Anyway! The gallery docent's central questions for us were around the relationships between art, craft, and consumerism, especially since Marimekko creator Armi Ratia's explicit intent was to create "a lifestyle", not just things for people to buy. I feel really strongly that wearable, usable, tangible objects CAN be and are often art. Why shouldn't they be? If they bring us joy, if they stimulate an emotion in us, if they challenge us or make us think, then to me, that brings them into the realm of art. Our docent quoted William Morris: “If you want a golden rule that will fit everything, this is it: Have nothing in your houses that you do not know to be useful or believe to be beautiful.” Yep, that seems like a pretty excellent thing to strive for.

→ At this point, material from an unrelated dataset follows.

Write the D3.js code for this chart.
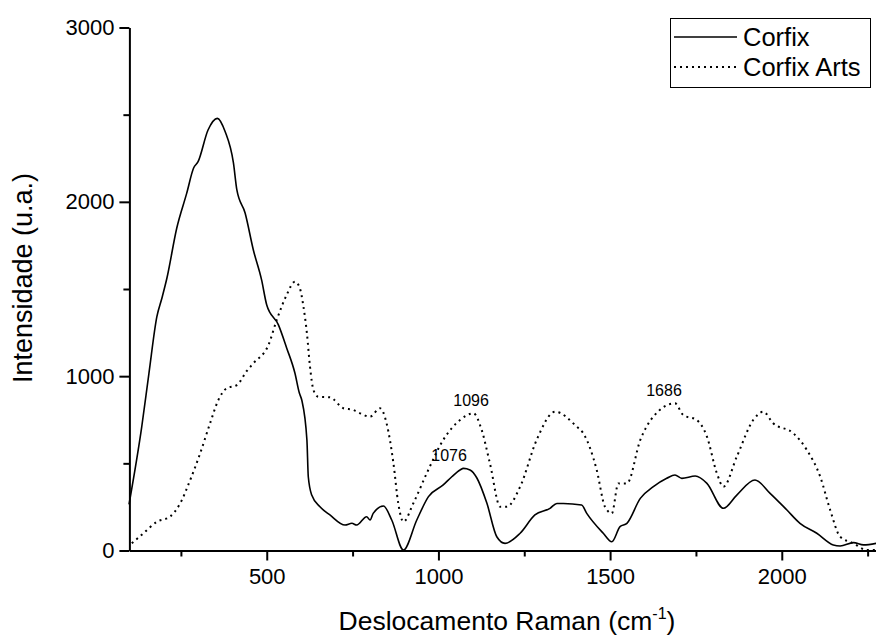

I'll also say that I think clothing and self-fashioning are important and can be deeply meaningful, artistically and creatively. Just because you buy something and use it or wear it doesn't empty it of meaning and value. On the contrary - I think that choosing items to put on your body and then to go out into the world can be a powerful moment of meaning-making and of communication. (It's not always: sometimes clothes are for utility or safety or necessity. But clothes can be rich with intentional and chosen meaning, if you have the means and opportunity for them to be.) When I choose clothing, what other items have I chosen to pair with the thing I bought? How do I wear them? Where? Why? How do I FEEL when I wear them? How do others feel? Wearable art isn't just a cliche. Not everything we wear at all times has to be art, but the point is that it CAN be.
The Marimekko exhibit also raised themes around feminism and freedom in dressing, which I love thinking about and wrestling with. Armi Ratia intentionally chose simple, non-fitted silhouettes for her garments, at a time (post WW2) when fitted waists and skirts with volume were much more dominant. Both as a historian (I study beauty and body history in Canada during WW2) and as a woman who gets to choose what I wear, thinking about why and how people, especially women, have chosen to dress and style themselves, as well as the societal constraints and freedoms around clothing, gender, and style, feels natural and meaningful for me. A few months ago, I read Women in Clothes, a book which gave me SO much to think about (worth checking out if you're into these ideas!) I find the shapes, boldness, and brightness of Marimekko's clothing exciting and compelling; I also really admire Ratia's original intension, for women to have clothing that they can feel free in. Of the dresses they had on display at the gallery, I would enthusiastically wear all of them.
Finally, textiles in general are especially meaningful for me, as a person who sometimes gets to make her own fabric with yarn and needles, or to make her own yarn with fiber and a spindle. Seeing these fabrics was a real pleasure. One of the prints on display even struck me as a perfect inspiration for a knitted blanket, in the same vein as Angles by Martina Behm. I just find colour and pattern to be so powerful and stimulating! Definitely art. Important, joy-making, art.